With the 12 V supply you'll also need the open-collector ULN2003A driver: when off the PNP's leakage current will otherwise cause 10 V to appear on the microcontroler's I/O pins.
Best Answer
Your minimum value will cause a current of 4x the desired average current to flow, while not exceeding the maximum peak current (both constraints must be applied). Since the peak current is less than 4x the average current, that is the limiting constraint.
So 20mA is your maximum average segment current (that's a heck of a lot of current for a modern display unless you require sunlight visibility). That's the display limitation. For reliability, you should not run the LEDs too close to the maximum, and you should take ambient temperature into account.
That means your whole display will take 8 * 4 * 0.02 = 640mA when the display itself is driven to maximum brightness.
Now you need the driving circuit voltage drops and capability to determine the resistor value. If you are driving directly with the 16F648, you will not be able to get anything like 80mA * 7 (or 8 with the decimal point) from the digit driving output. The digit driver has to drive all the segments simultaneously, preferably without changing voltage drop too much, otherwise you'll see an '8' as much dimmer than a '1' or '-'.
If you limit the digit current to 20mA (read the MCU data sheet for port pin limitation and resulting voltage drop) that means you can only have 20mA/8= 2.5mA per segment peak (625uA average), and your resistors work out to about 1.3K, ignoring the driver drops. The whole display draws 20mA or 1/32 of the maximum. The minimum resistor value is just (5V - 1.8V)/0.0025A = 1.28K
If that display brightness is insufficient, you can add digit drivers only (4 of them) and drive the segments with the MCU. There is a maximum current limitation of the entire chip to sink (or source for common cathode) current in the data sheet which will come into play. Probably 150mA or something like that. So if 150mA is correct, you could have 150mA/64 = 4.6mA/segment average tops without adding segment drivers as well as digit drivers. Your display would then draw 150mA maximum (displaying 8.8.8.8.)

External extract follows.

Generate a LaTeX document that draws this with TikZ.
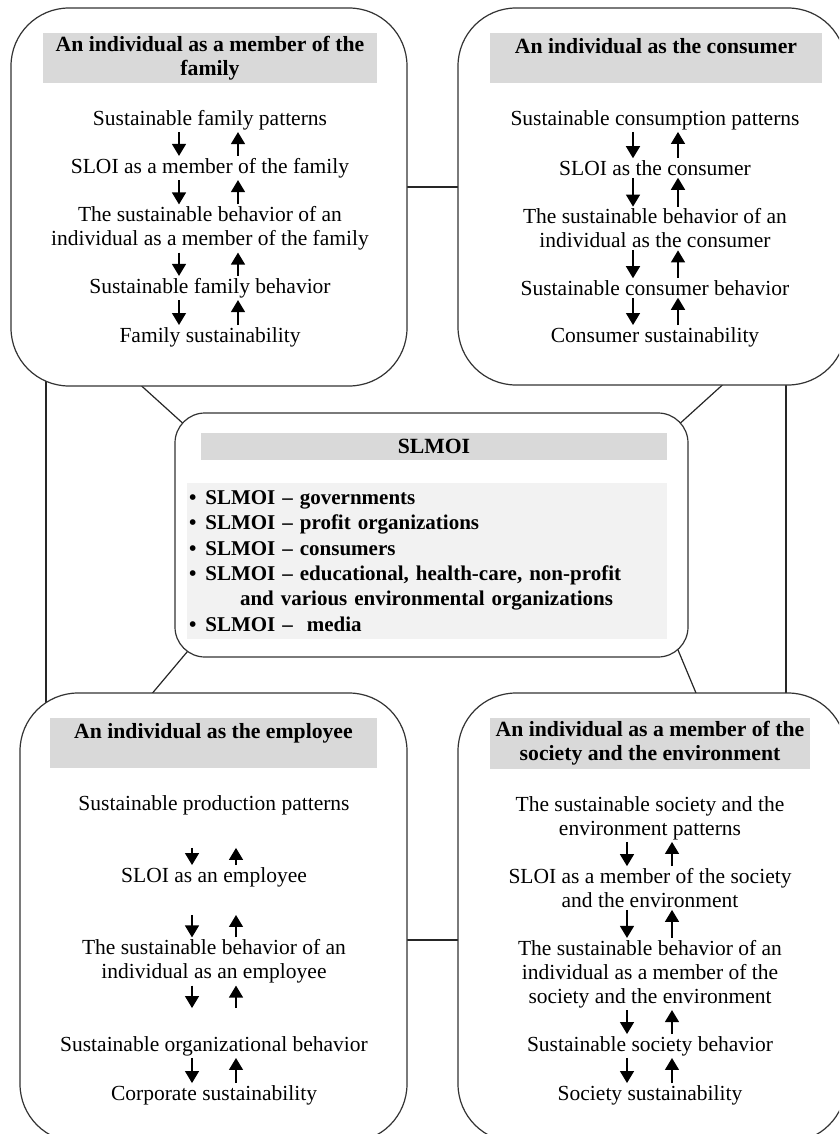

Visual brightness is determined by log(average current). Some displays are much brighter than others at the same current. Driving a 4-digit display to acceptable brightness with just resistors and a PIC requires a fairly good display.

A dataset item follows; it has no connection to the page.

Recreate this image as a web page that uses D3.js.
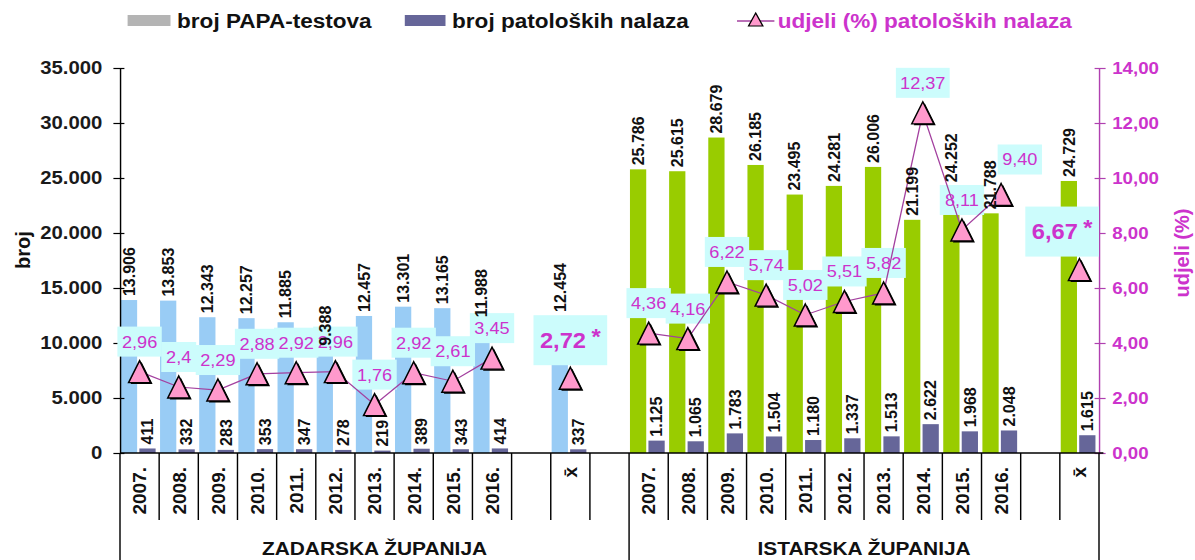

Edit: Thank you for adding the schematic. Now it is clear that you have digit drivers and are using a common-cathode display type. Assuming the transistors are properly saturated they should drop perhaps 0.15V. The absolute maximum current sourced by all ports is 200mA so we should stay well away from that. Pick 150mA for the sake of argument. That's 18mA per segment. The output characteristics of the PIC pins when sourcing are not guaranteed above 3mA (8.5mA when sinking). This is parameter D090 in the datasheet. So if you are going to approach the maximum allowable current you will be at the mercy of the PIC variation from unit-to-unit. Not even 'typical' numbers are given. Older PICs sometimes gave the typical curves.. 15mA would drop about a volt, but it's going to be much worse at high temperatures. PICs sink current much better than they source it.
So if you want to stay within guaranteed characteristics for a conservative design you would use 3mA peak (0.75mA average) and the resistor would be (5V - 0.15V - 0.7V - 1.8V)/0.003 = 1.3K. If you want to go into the nether world of typical performance but guaranteed not damaging (it's just a display after all) you could try 15mA peak (3.5mA average) and a resistor of 130 ohms. The worst-case current should still be less than 20mA.
It would be better to switch to a common anode display and use PNP transistors as digit drivers.